Politica

Ue: Incompatibili i prezzi minimi delle sigarette in Italia

Secondo Lussemburgo il regime italiano crea una distorsione di concorrenza

di Redazione

 

Il sistema in vigore in Italia dal 2005 che stabilisce dei prezzi minimi di vendita al dettaglio per le sigarette è «incompatibile» con il diritto dell’Unione europea, in quanto «pregiudica il vantaggio concorrenziale di taluni produttori o importatori e crea una distorsione di concorrenza». È quanto stabilisce la sentenza emessa oggi dalla Corte di giustizia Ue, perchè in contrasto con la direttiva 95/59/CE che prevede che i produttori e gli importatori di paesi terzi «stabiliscano liberamente i prezzi massimi di vendita al dettaglio per ciascuno Stato membro».
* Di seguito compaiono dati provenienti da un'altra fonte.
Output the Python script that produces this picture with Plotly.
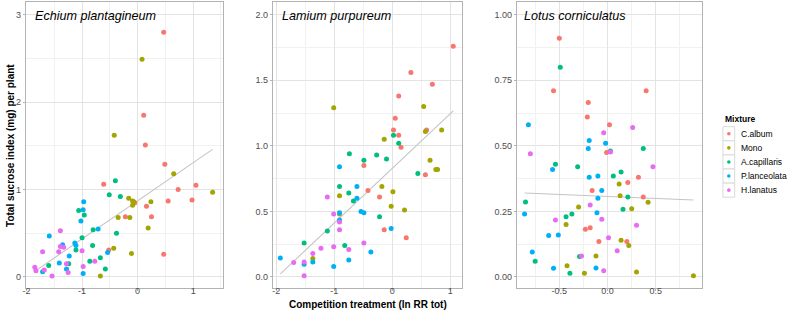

Nella finanziaria del 2005, invece, il ministero dell’economia ha stabilito un prezzo minimo di vendita al dettaglio delle sigarette al di sotto del quale è vietata la commercializzazione dei prodotti, che nel 2007 era pari a 3,40 euro per un pacchetto da venti. La Commissione Ue ha quindi fatto ricorso contro l’Italia.

Secondo Lussemburgo, infatti, «il regime italiano non consente di escludere che il prezzo minimo imposto pregiudichi il vantaggio concorrenziale» e «rigetta l’obiettivo di tutela della salute e della vita delle persone invocato dall’Italia a giustificazione della misura», si legge nella sentenza, che ricorda anche che «la fissazione dei prezzi a dei livelli elevati può essere adeguatamente ottenuta mediante l’aumento dell’imposizione fiscale, senza con ciò compromettere la libertà di determinazione del prezzo». Per questo, conclude la Corte Ue, l’Italia «prevedendo un prezzo minimo di vendita per le sigarette, è venuta meno agli obblighi che le incombono in forza della direttiva 95/59/CE».